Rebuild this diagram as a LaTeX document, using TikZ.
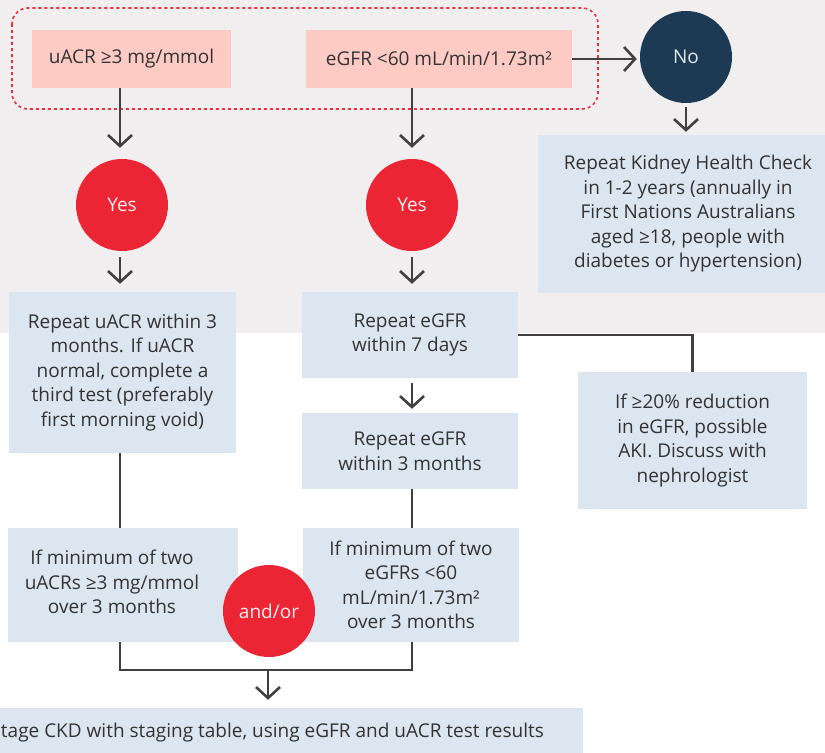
\documentclass[tikz,border=0pt]{standalone}
\usepackage{fontspec}
\setmainfont{Open Sans}
\usetikzlibrary{arrows.meta}
\definecolor{bggrey}{HTML}{F0EEEF}
\definecolor{boxblue}{HTML}{DCE6F0}
\definecolor{boxpink}{HTML}{FDCBC4}
\definecolor{cred}{HTML}{EC2534}
\definecolor{cnavy}{HTML}{1C3A53}
\definecolor{lncol}{HTML}{404040}
\definecolor{txt}{HTML}{333333}
\definecolor{dashred}{HTML}{EE2F3C}
\newcommand{\fs}{\fontsize{19bp}{24.5bp}\selectfont}
\tikzset{
  box/.style={fill=boxblue, inner sep=0pt, align=center, text=txt, font=\fs},
  pinkbox/.style={fill=boxpink, inner sep=0pt, align=center, text=txt, font=\fs, minimum height=58bp},
  circ/.style={circle, inner sep=0pt, minimum size=92bp, font=\fs},
  redcirc/.style={circ, fill=cred, text=white!92!cred},
  navycirc/.style={circ, fill=cnavy, text=white!88!cnavy},
  conn/.style={draw=lncol, line width=2.6bp},
  arr/.style={conn, -{Straight Barb[length=11bp,width=24bp]}},
}
\begin{document}
\begin{tikzpicture}[x=1bp,y=-1bp]
\useasboundingbox (0,0) rectangle (825,753);
\fill[white] (0,0) rectangle (825,753);
\fill[bggrey] (0,0) rectangle (825,333);
\draw[dashred, line width=1.6bp, dash pattern=on 3bp off 3bp, rounded corners=16bp] (12,8) rectangle (598,109);

\coordinate (c1) at (120,0);
\coordinate (c2) at (412,0);

\node[pinkbox, minimum width=199bp] (p1) at (131.5,59) {uACR ≥3 mg/mmol};
\node[pinkbox, minimum width=266bp] (p2) at (439,59) {eGFR <60 mL/min/1.73m²};
\node[navycirc] (no) at (686,57) {No};
\node[box, minimum width=287bp, minimum height=158bp] (khc) at (681.5,214) {\hspace*{13bp}Repeat Kidney Health Check\\\hspace*{13bp}in 1-2 years (annually in\\\hspace*{13bp}First Nations Australians\\\hspace*{13bp}aged ≥18, people with\\\hspace*{13bp}diabetes or hypertension)};

\node[redcirc] (y1) at (122,205) {Yes};
\node[redcirc] (y2) at (412,205) {Yes};

\node[box, minimum width=227bp, minimum height=161bp] (r1) at (122.5,372.5) {Repeat uACR within 3\\months. If uACR\\normal, complete a\\third test (preferably\\first morning void)};
\node[box, minimum width=216bp, minimum height=86bp] (r7) at (410,335) {Repeat eGFR\\within 7 days};
\node[box, minimum width=216bp, minimum height=76bp] (r3) at (410,451) {Repeat eGFR\\within 3 months};
\node[box, minimum width=229bp, minimum height=137bp] (aki) at (692.5,440.5) {If ≥20\% reduction\\in eGFR, possible\\AKI. Discuss with\\nephrologist};

\node[box, minimum width=230bp, minimum height=114bp,
  label={[box, xshift=-11bp, yshift=3bp]center:{If minimum of two\\uACRs ≥3 mg/mmol\\over 3 months}}] (bl) at (123,585) {};
\node[box, minimum width=216bp, minimum height=114bp] (br) at (411,585) {If minimum of two\\eGFRs <60\\mL/min/1.73m²\\over 3 months};
\node[redcirc] (ao) at (269,611) {and/or};

\node[box, minimum width=583bp, minimum height=45bp,
  label={[box, anchor=west, xshift=1bp, yshift=-2.5bp]west:{tage CKD with staging table, using eGFR and uACR test results}}] (fin) at (291.5,730.5) {};

\coordinate (j) at (268,670);

% connectors
\draw[arr, shorten >=3bp] (p2.east) -- (p2.east -| no.west);
\draw[arr, shorten <=4bp, shorten >=3bp] (no.south) -- (no.south |- khc.north);
\draw[arr, shorten >=11bp] (p1.south -| c1) -- (c1 |- y1.north);
\draw[arr, shorten >=11bp] (p2.south -| c2) -- (c2 |- y2.north);
\draw[arr, shorten <=6bp, shorten >=8bp] (c1 |- y1.south) -- (c1 |- r1.north);
\draw[arr, shorten <=6bp, shorten >=8bp] (c2 |- y2.south) -- (c2 |- r7.north);
\draw[conn] (r7.east) -| (aki.north);
\draw[arr, shorten <=5bp, shorten >=4bp] (c2 |- r7.south) -- (c2 |- r3.north);
\draw[conn] (c2 |- r3.south) -- (c2 |- br.north);
\draw[conn] (c1 |- r1.south) -- (c1 |- bl.north);
\draw[conn] (c1 |- bl.south) -- (c1 |- j) -- (c2 |- j) -- (c2 |- br.south);
\draw[arr, shorten >=8bp] (j) -- (j |- fin.north);
\end{tikzpicture}
\end{document}
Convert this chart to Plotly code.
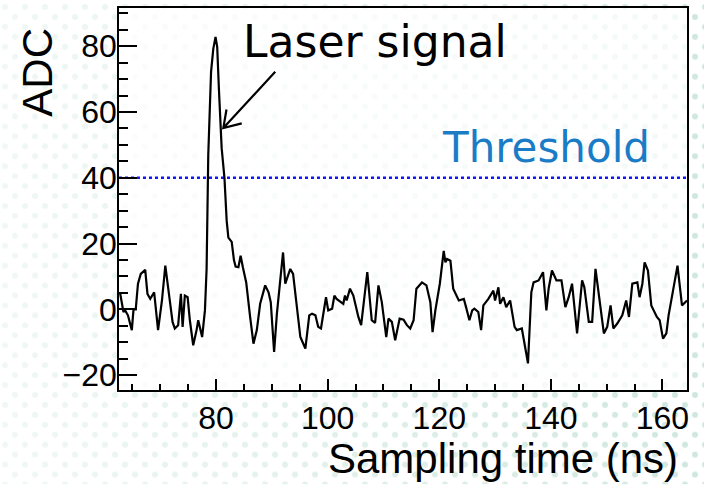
import base64
import math
import plotly.graph_objects as go

# ---- data ----
time_ns = [62.8, 63.4, 63.7, 64.2, 64.9, 65.2, 65.6, 66.0, 66.5, 67.3,
           67.7, 68.2, 68.9, 69.6, 70.3, 70.9, 71.4, 72.2, 72.6, 73.2,
           73.7, 74.0, 74.4, 74.9, 75.3, 75.9, 76.5, 76.8, 77.5, 78.0,
           78.3, 78.6, 79.1, 79.5, 79.9, 80.2, 80.5, 81.0, 81.5, 81.9,
           82.2, 82.8, 83.2, 83.5, 84.0, 84.4, 84.8, 85.4, 86.1, 86.7,
           87.3, 87.9, 88.8, 89.4, 89.8, 90.4, 90.9, 91.5, 92.0, 92.4,
           93.3, 93.8, 94.5, 95.1, 96.0, 96.7, 97.2, 97.8, 98.3, 98.8,
           99.7, 100.1, 100.8, 101.2, 101.6, 102.8, 103.1, 103.4, 104.0, 104.6,
           105.5, 106.0, 107.1, 107.9, 108.5, 109.1, 109.7, 110.5, 110.9, 111.5,
           112.1, 112.9, 113.6, 114.2, 114.8, 115.4, 115.9, 116.9, 117.7, 118.4,
           118.8, 119.3, 120.1, 120.8, 121.1, 121.4, 122.0, 122.5, 123.5, 124.4,
           124.8, 125.4, 125.9, 126.3, 127.0, 127.5, 127.9, 128.8, 129.7, 130.0,
           130.6, 130.9, 131.5, 132.0, 132.7, 133.5, 133.9, 134.8, 135.9, 136.5,
           136.9, 137.8, 138.6, 139.2, 139.6, 140.2, 141.0, 141.9, 142.6, 143.2,
           143.8, 144.7, 145.6, 146.0, 146.8, 147.4, 148.0, 148.9, 149.5, 150.1,
           150.7, 151.2, 151.9, 152.8, 153.5, 154.0, 154.6, 155.5, 155.9, 156.4,
           156.8, 157.4, 158.0, 159.0, 159.5, 160.1, 160.7, 161.1, 162.0, 162.7,
           163.5, 164.4]

adc = [4.9, -0.8, -0.3, -1.8, -6.3, 0.0, 0.0, 7.8, 10.8, 12.0,
       4.7, 3.2, 5.2, -6.3, 2.7, 13.3, 6.7, -3.8, -5.8, -4.8,
       4.7, -5.3, 4.2, 3.7, -3.3, -10.9, -6.3, -3.3, -8.4, -0.3,
       12.3, 47.0, 72.2, 79.2, 82.8, 79.8, 67.2, 49.0, 40.0, 26.9,
       21.8, 20.5, 15.0, 13.0, 12.8, 16.3, 12.8, 8.2, -2.3, -10.4,
       -6.3, 1.7, 7.3, 5.2, 2.2, -12.9, -1.3, 7.8, 17.3, 7.8,
       12.3, 10.8, 0.7, -8.4, -11.9, -1.8, -1.3, -1.8, -5.3, -5.8,
       3.7, -0.3, 0.2, 4.2, 3.2, 1.7, 4.2, 2.7, 6.3, 4.2,
       -2.3, -4.8, 11.3, -3.3, -4.1, 7.3, 2.2, -8.4, -2.8, -3.8,
       -9.4, -2.8, -3.1, -4.8, -5.8, -3.3, 6.3, 8.2, 7.3, 2.2,
       -6.9, -0.3, 7.8, 17.8, 14.3, 15.3, 14.8, 6.3, 2.7, 3.2,
       0.7, -3.3, -0.3, 0.2, -0.8, -6.3, 1.2, 3.2, 5.7, 2.7,
       6.7, 1.7, 3.7, 0.7, 2.7, -5.3, -6.3, -5.8, -16.4, 5.2,
       8.2, 8.8, 11.3, -0.3, 6.3, 11.8, 8.8, 8.8, 0.7, 3.7,
       7.8, -7.3, 8.8, 6.7, -3.8, -3.8, 12.3, 0.7, -7.3, -5.3,
       1.2, -5.8, -4.3, -1.8, 2.7, -2.3, 7.8, 8.2, 3.7, 7.8,
       14.3, 11.8, 1.2, -2.3, -3.3, -8.9, -7.3, -1.8, 6.3, 13.3,
       1.2, 2.7]

threshold = 40
x_range = [62.6, 164.4]
y_range = [-24.5, 91.6]
x_ticks = [80, 100, 120, 140, 160]
y_ticks = [-20, 0, 20, 40, 60, 80]

# annotation anchor values (data units)
arrow_tip = (81.3, 55.1)
arrow_tail = (90.6, 72.2)
laser_label_pos = (84.5, 81.3)
threshold_label_pos = (120.1, 49.2)

# ---- layout geometry ----
W, H = 704, 485
ML, MR, MT, MB = 119, 17, 6, 95
PW, PH = W - ML - MR, H - MT - MB

# arrow head wings (computed in pixel space, converted back to data units)
sx = PW / (x_range[1] - x_range[0])
sy = PH / (y_range[1] - y_range[0])
dx_px = (arrow_tail[0] - arrow_tip[0]) * sx
dy_px = (arrow_tail[1] - arrow_tip[1]) * sy
ang = math.atan2(dy_px, dx_px)
wing_len, wing_ang = 19, math.radians(33)
wings = []
for s in (1, -1):
    a = ang + s * wing_ang
    wings.append((arrow_tip[0] + wing_len * math.cos(a) / sx,
                  arrow_tip[1] + wing_len * math.sin(a) / sy))
arrow_path = (f"M{arrow_tail[0]},{arrow_tail[1]} L{arrow_tip[0]},{arrow_tip[1]} "
              f"M{wings[0][0]},{wings[0][1]} L{arrow_tip[0]},{arrow_tip[1]} "
              f"L{wings[1][0]},{wings[1][1]}")

# ---- dotted background (decoration) ----
svg = """<svg xmlns="http://www.w3.org/2000/svg" width="704" height="485">
<defs>
<pattern id="p" width="20" height="20" patternUnits="userSpaceOnUse">
<circle cx="5" cy="5" r="3" fill="#cfe7df"/>
<circle cx="15" cy="15" r="3" fill="#cfe7df"/>
</pattern>
<linearGradient id="g" x1="0" x2="1" y1="0" y2="0">
<stop offset="0" stop-color="white" stop-opacity="0.3"/>
<stop offset="1" stop-color="white" stop-opacity="1"/>
</linearGradient>
<mask id="m"><rect width="704" height="485" fill="url(#g)"/></mask>
</defs>
<rect width="704" height="485" fill="url(#p)" mask="url(#m)"/>
</svg>"""
svg_uri = "data:image/svg+xml;base64," + base64.b64encode(svg.encode()).decode()

fig = go.Figure()

fig.add_trace(go.Scatter(
    x=x_range, y=[threshold, threshold], mode="lines",
    line=dict(color="#1414ff", width=2.5, dash="3px,3px"),
    hoverinfo="skip", showlegend=False))

fig.add_trace(go.Scatter(
    x=time_ns, y=adc, mode="lines",
    line=dict(color="black", width=2.2),
    showlegend=False))

tick_font = dict(family="Liberation Sans, Arial, sans-serif", size=32, color="black")
title_font = dict(family="Liberation Sans, Arial, sans-serif", size=42, color="black")
gothic = "DejaVu Sans, sans-serif"

fig.update_layout(
    width=W, height=H,
    margin=dict(l=ML, r=MR, t=MT, b=MB),
    paper_bgcolor="white",
    plot_bgcolor="rgba(0,0,0,0)",
    images=[dict(source=svg_uri, xref="paper", yref="paper",
                 x=-ML / PW, y=1 + MT / PH, sizex=W / PW, sizey=H / PH,
                 xanchor="left", yanchor="top", sizing="stretch", layer="below")],
    shapes=[
        dict(type="rect", xref="paper", yref="paper", x0=0, x1=1, y0=0, y1=1,
             fillcolor="rgba(255,255,255,0.75)", line=dict(width=0), layer="below"),
        dict(type="path", xref="x", yref="y", path=arrow_path,
             line=dict(color="black", width=2.2), layer="above"),
    ],
    xaxis=dict(range=x_range, tickvals=x_ticks, ticks="inside", ticklen=11,
               tickwidth=1.5, tickcolor="black", showgrid=False, zeroline=False,
               showline=True, linecolor="black", linewidth=1.5, mirror=True,
               tickfont=tick_font, ticklabelstandoff=-1,
               minor=dict(ticks="inside", dtick=5, ticklen=6, tickwidth=1.5,
                          tickcolor="black", showgrid=False)),
    yaxis=dict(range=y_range, tickvals=y_ticks, ticks="inside", ticklen=18,
               tickwidth=1.5, tickcolor="black", showgrid=False, zeroline=False,
               showline=True, linecolor="black", linewidth=1.5, mirror=True,
               tickfont=tick_font, ticklabelstandoff=-6,
               minor=dict(ticks="inside", dtick=5, ticklen=9, tickwidth=1.5,
                          tickcolor="black", showgrid=False)),
    annotations=[
        dict(x=laser_label_pos[0], y=laser_label_pos[1], xref="x", yref="y",
             text="Laser signal", showarrow=False, xanchor="left", yanchor="middle",
             font=dict(family=gothic, size=44, color="black")),
        dict(x=threshold_label_pos[0], y=threshold_label_pos[1], xref="x", yref="y",
             text="Threshold", showarrow=False, xanchor="left", yanchor="middle",
             font=dict(family=gothic, size=42, color="#1a7cc6")),
        dict(x=(680 - ML) / PW, y=(390 - 459) / PH, xref="paper", yref="paper",
             text="Sampling time (ns)", showarrow=False, xanchor="right",
             yanchor="middle", font=title_font),
        dict(x=(38 - ML) / PW, y=(390 - 71) / PH, xref="paper", yref="paper",
             text="ADC", showarrow=False, textangle=-90, xanchor="center",
             yanchor="middle", font=title_font),
    ],
)

fig.write_html("out.html")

===

EXERCISE –
Reproduce the entries exactly, from the line with "Convert this chart to Plotly code." to the line with "import plotly.graph_objects as go", both lines included, keeping no pictures.

EXERCISE SOLUTION –
Convert this chart to Plotly code.
import base64
import math
import plotly.graph_objects as go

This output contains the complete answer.